La responsabilità di carattere amministrativo
Nelle indagini non sono stati rilevati, tuttavia “elementi sufficienti per dimostrare una penale responsabilità degli indagati a fronte di una compromissione della matrice ambientale, con la conseguente impossibilità di sostenere l’accusa in giudizio”. Per gli inquirenti, alla luce della situazione rilevata, resta però sul tappeto “una responsabilità di carattere amministrativo”, eventualmente punibile dal Testo Unico Ambientale, per cui la Procura ha inoltrato una comunicazione al Presidente della Regione e alla Corte dei Conti.
Il “trattamento accomodante” all’azienda
Ricostruendo le dinamiche intercorse tra la “Cogne Acciai Speciali” e l’amministrazione regionale, il pm Menichetti aveva rilevato tra l’altro – quale indici di “un trattamento particolarmente accomodante, riservato all’azienda” da piazza Deffeyes – “l’acquisto della Regione del suolo sul quale insiste l’acciaieria ed il conseguente accollamento dei costi – circa 15 miliardi di lire – derivanti dalle necessarie operazioni di bonifica, in assenza di una contropartita evidente diretta”, nonché l’“abitudine di avvisare l’azienda prima di esperire un accesso finalizzato alla verifica del rispetto dei limiti autorizzativi”.

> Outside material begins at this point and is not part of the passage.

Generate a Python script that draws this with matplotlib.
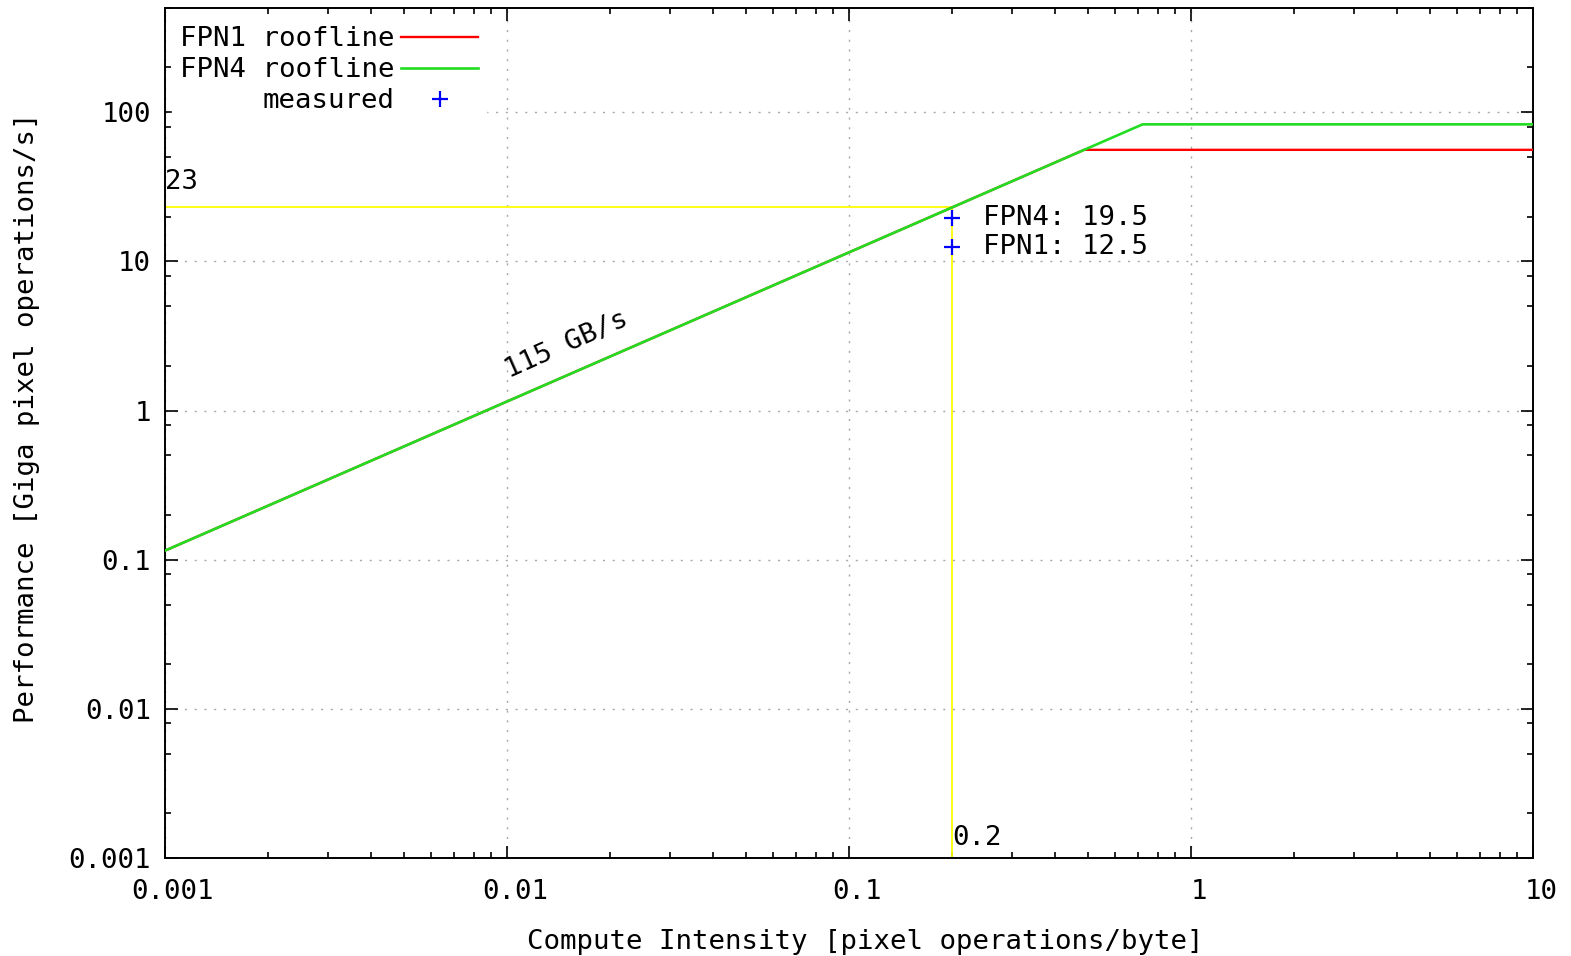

“Nessuna risposta” dalla Regione sul Cromo
Quanto all’emergere di un “pennacchio” di contaminazione delle acque sotterranee, “prospettato da uno studio dell’Università di Milano Bicocca già prima del 2015”, tale tesi risulta “suffragata dai report di Arpa Valle d’Aosta”, che hanno dato conto della “persistenza di inquinamento” da cromo esavalente e da nichel “oltre i limiti di legge”, senza però che si sia trovata, nella documentazione e nel compendio informativo acquisiti durante l’inchiesta, “alcuna risposta da parte dell’amministrazione regionale”, che non ha “mai condotto uno studio sugli effetti sull’ecosistema fluviale”.